Here’s one idea to ponder.

In my early recruiting days, I committed to my clients that I would guarantee a candidate’s performance for a full year if they agreed to define work as a series of performance objectives rather than a list of skills and experiences. During the interview we would dig deep into a candidate’s major accomplishments to ensure the person was both competent and motivated to do this work and that the person fit with the manager’s style and company’s culture and pace. From the candidate’s perspective it was important that she/he saw the job as the one offering the best long-term career trajectory rather than just the best compensation package. This dual process is now referred to as Win-Win Hiring – hiring for the anniversary date, not the start date. Underlying it is the Performance-based Hiring process described in Hire with Your Head (4th edition, Wiley, 2021).

By focusing and measuring performance this way there was another surprising benefit: the talent pool was opened to a broader group of high-potential and more diverse people who could do the work at high levels but who had a different mix of skills, experiences and competencies than listed on the typical job description. Normally these people would have been excluded from consideration early in the process, but with this new approach they were welcomed. (Here’s a video online summary on how to do this.)

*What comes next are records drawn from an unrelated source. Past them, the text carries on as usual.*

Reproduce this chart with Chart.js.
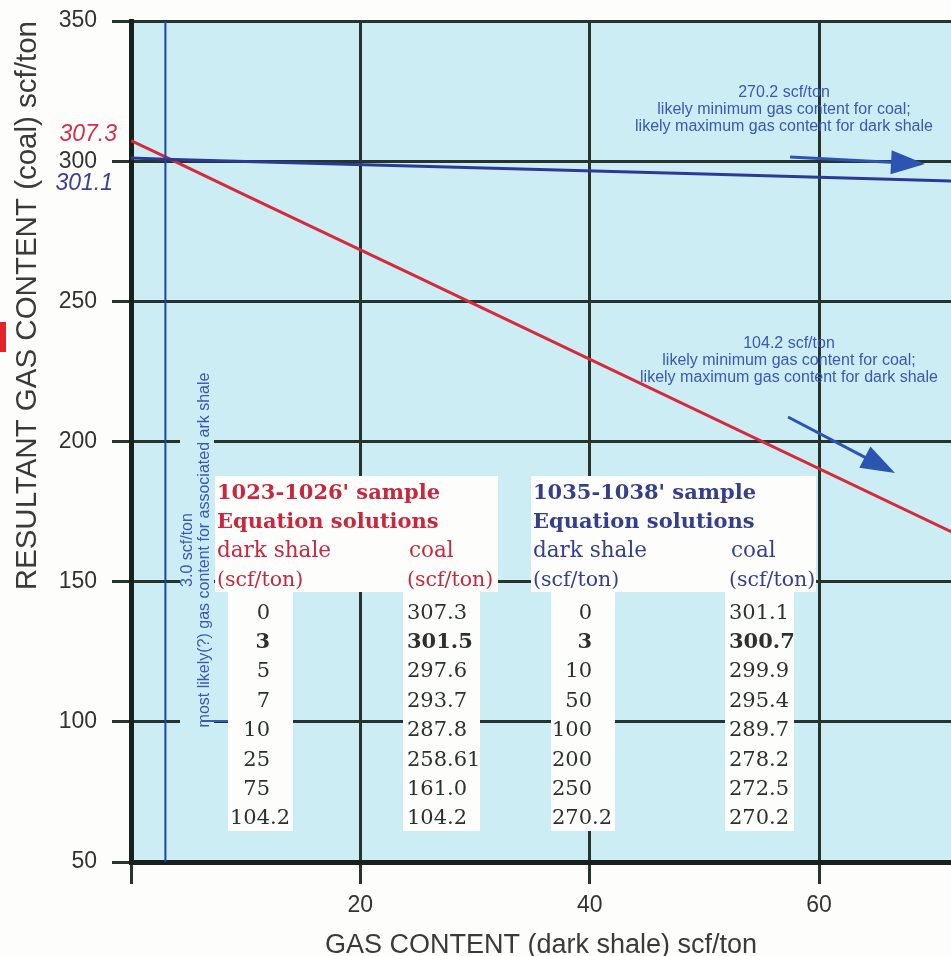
<!DOCTYPE html>
<html>
<head>
<meta charset="utf-8">
<script src="https://cdn.jsdelivr.net/npm/chart.js@4.4.1/dist/chart.umd.min.js"></script>
<style>
  html, body { margin: 0; padding: 0; background: #fdfdfc; }
  #wrap { width: 951px; height: 956px; }
</style>
</head>
<body>
<div id="wrap"><canvas id="chart" width="951" height="956"></canvas></div>
<script>
// 1023-1026' sample, equation solutions (scf/ton)
const shaleA = [0, 3, 5, 7, 10, 25, 75, 104.2];
const coalA = [307.3, 301.5, 297.6, 293.7, 287.8, 258.61, 161.0, 104.2];
// 1035-1038' sample, equation solutions (scf/ton)
const shaleB = [0, 3, 10, 50, 100, 200, 250, 270.2];
const coalB = [301.1, 300.7, 299.9, 295.4, 289.7, 278.2, 272.5, 270.2];
// most likely gas content of the associated dark shale
const likelyShale = 3.0;

const xTicks = [0, 20, 40, 60];
const yTicks = [50, 100, 150, 200, 250, 300, 350];
const xMax = 71.5;

const noteTop = ['270.2 scf/ton', 'likely minimum gas content for coal;', 'likely maximum gas content for dark shale'];
const noteMid = ['104.2 scf/ton', 'likely minimum gas content for coal;', 'likely maximum gas content for dark shale'];
const noteSide = ['3.0 scf/ton', 'most likely(?) gas content for associated ark shale'];

const gridColor = '#27332d';
const axisColor = '#18201c';
const noteBlue = '#3a58b4';
const sans = 'Liberation Sans';
const serif = 'DejaVu Serif';

function toPts(xs, ys) {
  return xs.map((x, i) => ({ x: x, y: ys[i] }));
}
function fmtCoal(v) {
  return Number.isInteger(v) ? v.toFixed(1) : String(v);
}

// fond: page + cyan plot area
const backdrop = {
  id: 'backdrop',
  beforeDraw(chart) {
    const { ctx, chartArea: a } = chart;
    ctx.save();
    ctx.fillStyle = '#fdfdfc';
    ctx.fillRect(0, 0, chart.width, chart.height);
    ctx.fillStyle = '#cdedf5';
    ctx.fillRect(a.left, a.top, a.right - a.left, a.bottom - a.top);
    ctx.restore();
  }
};

function arrow(ctx, x0, y0, x1, y1, color) {
  const ang = Math.atan2(y1 - y0, x1 - x0), L = 34, W = 12;
  const bx = x1 - L * Math.cos(ang), by = y1 - L * Math.sin(ang);
  ctx.strokeStyle = color;
  ctx.fillStyle = color;
  ctx.lineWidth = 3;
  ctx.beginPath(); ctx.moveTo(x0, y0); ctx.lineTo(bx + 4 * Math.cos(ang), by + 4 * Math.sin(ang)); ctx.stroke();
  ctx.beginPath();
  ctx.moveTo(x1, y1);
  ctx.lineTo(bx + W * Math.sin(ang), by - W * Math.cos(ang));
  ctx.lineTo(bx - W * Math.sin(ang), by + W * Math.cos(ang));
  ctx.closePath();
  ctx.fill();
}

function drawTable(ctx, t) {
  const rowTop = 611, rowStep = 29.4;
  ctx.fillStyle = '#fdfdfc';
  ctx.fillRect(t.box[0], 476, t.box[1] - t.box[0], 116);
  ctx.fillRect(t.colShale[0], 592, t.colShale[1] - t.colShale[0], 239);
  ctx.fillRect(t.colCoal[0], 592, t.colCoal[1] - t.colCoal[0], 239);

  ctx.textBaseline = 'alphabetic';
  ctx.textAlign = 'left';
  ctx.fillStyle = t.color;
  ctx.font = 'bold 21px "' + serif + '"';
  ctx.fillText(t.title, t.box[0] + 2, 491 + 7.5);
  ctx.fillText('Equation solutions', t.box[0] + 2, 520 + 7.5);
  ctx.font = '21.5px "' + serif + '"';
  ctx.fillText('dark shale', t.box[0] + 2, 549 + 7.5);
  ctx.fillText('coal', t.xCoal + 2, 549 + 7.5);
  ctx.font = '20.5px "' + serif + '"';
  ctx.fillText('(scf/ton)', t.box[0] + 2, 578 + 7.5);
  ctx.fillText('(scf/ton)', t.xCoal, 578 + 7.5);

  ctx.fillStyle = '#2a322d';
  t.shale.forEach((v, i) => {
    const y = rowTop + i * rowStep + 7.5;
    ctx.font = (i === 1 ? 'bold ' : '') + '21px "' + serif + '"';
    const parts = String(v).split('.');
    ctx.textAlign = 'right';
    ctx.fillText(parts[0], t.xShale, y);
    if (parts[1]) {
      ctx.textAlign = 'left';
      ctx.fillText('.' + parts[1], t.xShale, y);
    }
    ctx.textAlign = 'left';
    ctx.fillText(fmtCoal(t.coal[i]), t.xCoal, y);
  });
}

const overlay = {
  id: 'overlay',
  afterDatasetsDraw(chart) {
    const { ctx } = chart;
    const ys = chart.scales.y;
    ctx.save();

    // valeurs à l'origine, à gauche de l'axe
    ctx.font = 'italic 23px "' + sans + '"';
    ctx.textAlign = 'right';
    ctx.textBaseline = 'middle';
    ctx.fillStyle = '#d2304a';
    ctx.fillText(String(coalA[0]), 117, ys.getPixelForValue(coalA[0]) - 6);
    ctx.fillStyle = '#3d3f96';
    ctx.fillText(String(coalB[0]), 113, ys.getPixelForValue(coalB[0]) + 26);

    // petit repère rouge au bord
    ctx.fillStyle = '#e4232c';
    ctx.fillRect(0, 322, 6, 30);

    // note verticale pour 3.0 scf/ton
    ctx.fillStyle = '#cdedf5';
    ctx.fillRect(180, 365, 34, 368);
    ctx.fillStyle = noteBlue;
    ctx.font = '16px "' + sans + '"';
    ctx.textAlign = 'center';
    ctx.textBaseline = 'middle';
    [[188, noteSide[0]], [205, noteSide[1]]].forEach(([x, txt]) => {
      ctx.save();
      ctx.translate(x, 550);
      ctx.rotate(-Math.PI / 2);
      ctx.fillText(txt, 0, 0);
      ctx.restore();
    });
    ctx.strokeStyle = noteBlue;
    ctx.lineWidth = 2;
    ctx.beginPath(); ctx.moveTo(202, 721); ctx.lineTo(229, 721); ctx.stroke();

    // notes en haut à droite
    ctx.font = '16px "' + sans + '"';
    noteTop.forEach((s, i) => ctx.fillText(s, 784, 93 + i * 17));
    noteMid.forEach((s, i) => ctx.fillText(s, 789, 344 + i * 17));
    arrow(ctx, 790, 157, 925, 164, '#2b55b0');
    arrow(ctx, 788, 417, 895, 473, '#2b55b0');

    drawTable(ctx, {
      title: "1023-1026' sample", color: '#c8283e',
      box: [215, 498], colShale: [228, 293], colCoal: [403, 480],
      xShale: 270, xCoal: 407, shale: shaleA, coal: coalA
    });
    drawTable(ctx, {
      title: "1035-1038' sample", color: '#363f8c',
      box: [531, 816], colShale: [551, 615], colCoal: [725, 794],
      xShale: 592, xCoal: 729, shale: shaleB, coal: coalB
    });
    ctx.restore();
  }
};

new Chart(document.getElementById('chart'), {
  type: 'scatter',
  data: {
    datasets: [
      {
        label: 'likely dark shale',
        data: [{ x: likelyShale, y: yTicks[0] }, { x: likelyShale, y: yTicks[yTicks.length - 1] }],
        borderColor: '#1f43a6', borderWidth: 2
      },
      {
        label: "1035-1038' sample",
        data: toPts(shaleB, coalB),
        borderColor: '#2b3a96', borderWidth: 3
      },
      {
        label: "1023-1026' sample",
        data: toPts(shaleA, coalA),
        borderColor: '#d42a3c', borderWidth: 3
      }
    ].map(d => Object.assign(d, { showLine: true, pointRadius: 0, fill: false, tension: 0 }))
  },
  options: {
    responsive: false,
    animation: false,
    layout: { padding: { top: 21, left: 0, right: 0, bottom: 0 } },
    plugins: { legend: { display: false }, tooltip: { enabled: false } },
    scales: {
      x: {
        type: 'linear', min: 0, max: xMax,
        afterBuildTicks: s => { s.ticks = xTicks.map(v => ({ value: v })); },
        afterFit: s => { s.height = 94; s.paddingLeft = 0; s.paddingRight = 0; },
        grid: { color: gridColor, lineWidth: 3, tickLength: 22, tickColor: gridColor, tickWidth: 3 },
        border: { color: axisColor, width: 5 },
        ticks: {
          padding: 8, color: '#333', autoSkip: false, maxRotation: 0,
          font: { family: sans, size: 23 },
          callback: v => (v === 0 ? '' : v)
        },
        title: {
          display: true, text: 'GAS CONTENT (dark shale) scf/ton', color: '#3a3a3a',
          font: { family: sans, size: 27, lineHeight: 0.8 }, padding: { top: 0, bottom: 0 }
        }
      },
      y: {
        type: 'linear', min: 50, max: 350,
        afterBuildTicks: s => { s.ticks = yTicks.map(v => ({ value: v })); },
        afterFit: s => { s.width = 131; s.paddingTop = 0; s.paddingBottom = 0; },
        grid: { color: gridColor, lineWidth: 3, tickLength: 19, tickColor: gridColor, tickWidth: 3 },
        border: { color: axisColor, width: 5 },
        ticks: { padding: 15, color: '#333', font: { family: sans, size: 23 } },
        title: {
          display: true, align: 'end', text: 'RESULTANT GAS CONTENT (coal) scf/ton', color: '#3a3a3a',
          font: { family: sans, size: 29.5 }, padding: { top: 10, bottom: 0 }
        }
      }
    }
  },
  plugins: [backdrop, overlay]
});
</script>
</body>
</html>
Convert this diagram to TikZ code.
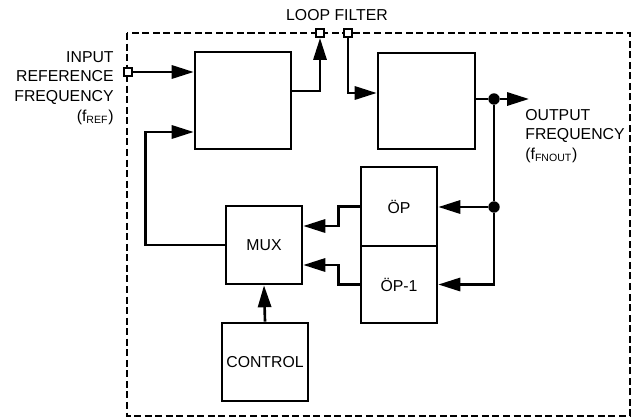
\documentclass[tikz,border=0pt]{standalone}
\usepackage{fontspec}
\setmainfont{Liberation Sans}
\usetikzlibrary{arrows.meta}

\begin{document}
\begin{tikzpicture}[
    x=0.02cm, y=-0.02cm,
    box/.style={rectangle, draw=black, line width=1.5pt, align=center, inner sep=1pt, font=\fontsize{9}{11}\selectfont},
    port/.style={rectangle, draw=black, fill=white, line width=1.1pt, inner sep=0pt, minimum size=4.6pt},
    junction/.style={circle, fill=black, inner sep=0pt, minimum size=6.5pt},
    wire/.style={line width=1.5pt},
    arrow/.style={-{Triangle[length=12.5pt, width=7.5pt]}, line width=1.5pt},
    lbl/.style={font=\fontsize{9}{11.3}\selectfont, inner sep=0pt}
]
\useasboundingbox (0,0) rectangle (641,419);

% Chip boundary (dashed)
\draw[line width=1.4pt, dash pattern=on 4pt off 2pt] (127,33) rectangle (630,416);

% Blocks
\node[box, minimum width=1.92cm, minimum height=1.94cm] (pfd)  at (243,100.5) {};
\node[box, minimum width=1.94cm, minimum height=1.92cm] (vco)  at (426.5,101) {};
\node[box, minimum width=1.52cm, minimum height=1.58cm] (op)   at (399,206.5) {ÖP};
\node[box, minimum width=1.52cm, minimum height=1.54cm] (op1)  at (399,284.5) {ÖP-1};
\node[box, minimum width=1.52cm, minimum height=1.56cm] (mux)  at (264,245) {MUX};
\node[box, minimum width=1.72cm, minimum height=1.56cm] (ctrl) at (265,362) {CONTROL};

% Pins and junctions
\node[port] (inpin) at (128,72) {};
\node[port] (lfa)   at (320,33) {};
\node[port] (lfb)   at (348,33) {};
\node[junction] (outdot) at (494,99) {};
\node[junction] (fbdot)  at (494,207) {};
\coordinate (fout) at (529,99);

% Labels
\node[lbl, align=right, anchor=east] (finlbl) at (114,88) {INPUT\\REFERENCE\\FREQUENCY\\(f\textsubscript{REF})};
\node[lbl] (lflbl) at (337,15) {LOOP FILTER};
\node[lbl, align=left, anchor=west] (foutlbl) at (525,136) {OUTPUT\\FREQUENCY\\(f\textsubscript{FNOUT})};

% Forward path
\draw[arrow] (inpin) -- (inpin -| pfd.west);
\draw[arrow] ([yshift=0.19cm]pfd.east) -| (lfa.south);
\draw[arrow] (lfb.south) |- ([yshift=0.16cm]vco.west);
\draw[wire] (vco.east |- outdot) -- (outdot);
\draw[arrow] (outdot) -- (fout);

% Feedback dividers
\draw[wire] (outdot) -- (fbdot);
\draw[arrow] (fbdot) -- (fbdot -| op.east);
\draw[arrow] (fbdot) |- (op1.east);
\draw[arrow] (op.west) -- ++(-21,0) |- ([yshift=0.38cm]mux.east);
\draw[arrow] (op1.west) -- ++(-21,0) |- ([yshift=-0.4cm]mux.east);
\draw[arrow] (ctrl.north) -- (mux.south);
\draw[arrow] (mux.west) -- ++(-79,0) |- ([yshift=-0.63cm]pfd.west);

\end{tikzpicture}
\end{document}
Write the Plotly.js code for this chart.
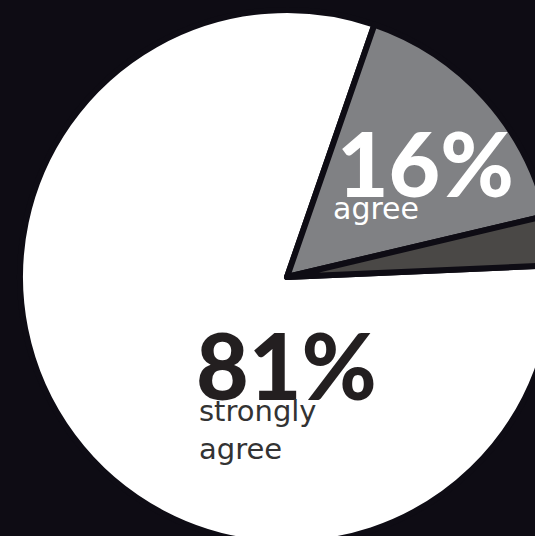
<!DOCTYPE html>
<html>
<head>
<meta charset="utf-8">
<script src="https://cdn.plot.ly/plotly-3.0.1.min.js"></script>
<style>
  html, body { margin:0; padding:0; background:#0e0c14; overflow:hidden; width:535px; height:536px; }
  #chart { position:absolute; left:0; top:0; }
</style>
</head>
<body>
<div id="chart"></div>
<script>
// Data
const categories = ["strongly agree", "agree", "other"];
const values = [81, 16, 3];
const sliceColors = ["#ffffff", "#808184", "#4a4846"];
const bigLabels = ["81%", "16%"];
const smallLabels = ["strongly<br>agree", "agree"];

const BG = "#0e0c14";
const L = 20, T = 10, S = 534;
const px = x => (x - L) / S;
const py = y => 1 - (y - T) / S;

const trace = {
  type: "pie",
  labels: categories,
  values: values,
  sort: false,
  direction: "clockwise",
  rotation: 87.5,
  textinfo: "none",
  hoverinfo: "none",
  marker: { colors: sliceColors, line: { color: BG, width: 6 } },
  showlegend: false
};

const layout = {
  width: L + S,
  height: T + S,
  margin: { l: L, t: T, r: 0, b: 0, pad: 0 },
  paper_bgcolor: BG,
  plot_bgcolor: BG,
  showlegend: false,
  annotations: [
    { text: bigLabels[1], xref: "paper", yref: "paper", x: px(425), y: py(162), xanchor: "center", yanchor: "middle",
      showarrow: false, font: { family: "Lato", size: 89, weight: 900, color: "#ffffff" } },
    { text: smallLabels[1], xref: "paper", yref: "paper", x: px(331), y: py(208), xanchor: "left", yanchor: "middle",
      showarrow: false, font: { family: "DejaVu Sans", size: 30, color: "#ffffff" } },
    { text: bigLabels[0], xref: "paper", yref: "paper", x: px(286), y: py(364), xanchor: "center", yanchor: "middle",
      showarrow: false, font: { family: "Lato", size: 91, weight: 900, color: "#231f20" } },
    { text: smallLabels[0], xref: "paper", yref: "paper", x: px(197), y: py(430), xanchor: "left", yanchor: "middle",
      align: "left", showarrow: false, font: { family: "DejaVu Sans", size: 29, color: "#333333" } }
  ]
};

Plotly.newPlot("chart", [trace], layout, { staticPlot: true, displayModeBar: false });
</script>
</body>
</html>
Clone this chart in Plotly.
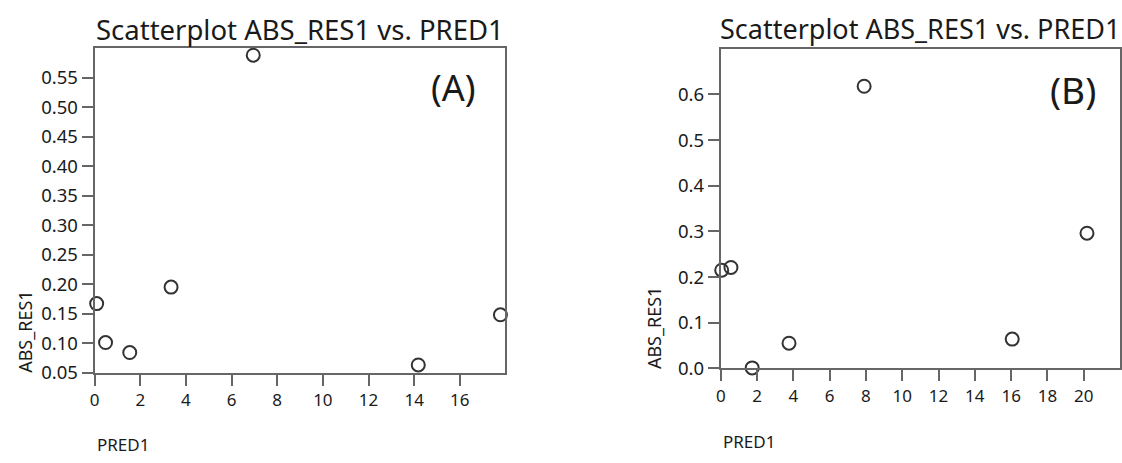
import plotly.graph_objects as go

# Panel A data
pred_a = [0.09, 0.48, 1.54, 3.35, 6.95, 14.18, 17.78]
absres_a = [0.167, 0.101, 0.084, 0.195, 0.588, 0.063, 0.148]
# Panel B data
pred_b = [0.05, 0.56, 1.73, 3.76, 7.9, 16.06, 20.18]
absres_b = [0.215, 0.221, 0.001, 0.055, 0.618, 0.064, 0.296]

xticks_a = [0, 2, 4, 6, 8, 10, 12, 14, 16]
yticks_a = [0.05, 0.10, 0.15, 0.20, 0.25, 0.30, 0.35, 0.40, 0.45, 0.50, 0.55]
xticks_b = [0, 2, 4, 6, 8, 10, 12, 14, 16, 18, 20]
yticks_b = [0.0, 0.1, 0.2, 0.3, 0.4, 0.5, 0.6]

title_text = "Scatterplot ABS_RES1 vs. PRED1"
W, H = 1122, 463
FONT = "Noto Sans"
TXT = "#1a1a1a"
AX = "#666666"

def px(x):
    return x / W

def py(y):
    return 1 - y / H

marker = dict(symbol="circle-open", size=13, color="#333333", line=dict(width=2, color="#333333"))

fig = go.Figure()
fig.add_trace(go.Scatter(x=pred_a, y=absres_a, mode="markers", marker=marker,
                         xaxis="x", yaxis="y", cliponaxis=False, showlegend=False))
fig.add_trace(go.Scatter(x=pred_b, y=absres_b, mode="markers", marker=marker,
                         xaxis="x2", yaxis="y2", cliponaxis=False, showlegend=False))

common = dict(showgrid=False, zeroline=False, showline=True, linecolor=AX, linewidth=2,
              mirror=True, ticks="outside", ticklen=11, tickwidth=2, tickcolor=AX)

def tf(size):
    return dict(size=size, family=FONT, color=TXT)

fig.update_layout(
    width=W, height=H,
    margin=dict(l=0, r=0, t=0, b=0),
    paper_bgcolor="white", plot_bgcolor="white",
    font=dict(family=FONT, color=TXT),
    xaxis=dict(domain=[px(90), px(502.7)], range=[0, 18], tickvals=xticks_a,
               tickfont=tf(17), anchor="y", **common),
    yaxis=dict(domain=[py(381.7), py(49.3)], range=[0.05, 0.6], tickvals=yticks_a,
               tickformat=".2f", tickfont=tf(18.5), anchor="x", **common),
    xaxis2=dict(domain=[px(719), px(1120)], range=[0, 22], tickvals=xticks_b,
                tickfont=tf(17), anchor="y2", **common),
    yaxis2=dict(domain=[py(377.3), py(50)], range=[0, 0.7], tickvals=yticks_b,
                tickformat=".1f", tickfont=tf(18.5), anchor="x2", **common),
)

def ann(text, x, y, size, angle=0, xanchor="center"):
    fig.add_annotation(text=text, x=px(x), y=py(y), xref="paper", yref="paper",
                       showarrow=False, xanchor=xanchor, yanchor="middle", textangle=angle,
                       font=tf(size))

ann(title_text, 296, 30, 27.5)
ann(title_text, 919.5, 29, 27)
ann("(A)", 451, 90, 36)
ann("(B)", 1072.5, 92, 37)
ann("ABS_RES1", 20, 340, 18, angle=-90)
ann("ABS_RES1", 652, 336, 18, angle=-90)
ann("PRED1", 90, 455, 17, xanchor="left")
ann("PRED1", 719, 452, 17, xanchor="left")

fig.write_html("out.html")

While avoiding the $400 thousand loss per hire is a big deal, this is actually less than half of it. The bigger half is that by hiring for performance AND retention concurrently you gain an additional $300 thousand contribution every subsequent year by hiring people who represent the top-third. This is shown as the green highlight in the table above.

Bottomline, the cost of turnover is staggering and the ROI of stopping it is insignificant. You’ll be able to calculate the ROI of hiring the A-team using this financial calculator. Just as important, by using this Quality of Hire Talent Scorecard you’ll be able to predict those people likely to quit or underperform in this first year by assessing the factors that best predict performance, fit and motivation to excel.

By recognizing the impact people can make rather than just their cost you treat the hiring decision as an investment rather than an expense. And quite frankly, this is how important each one is.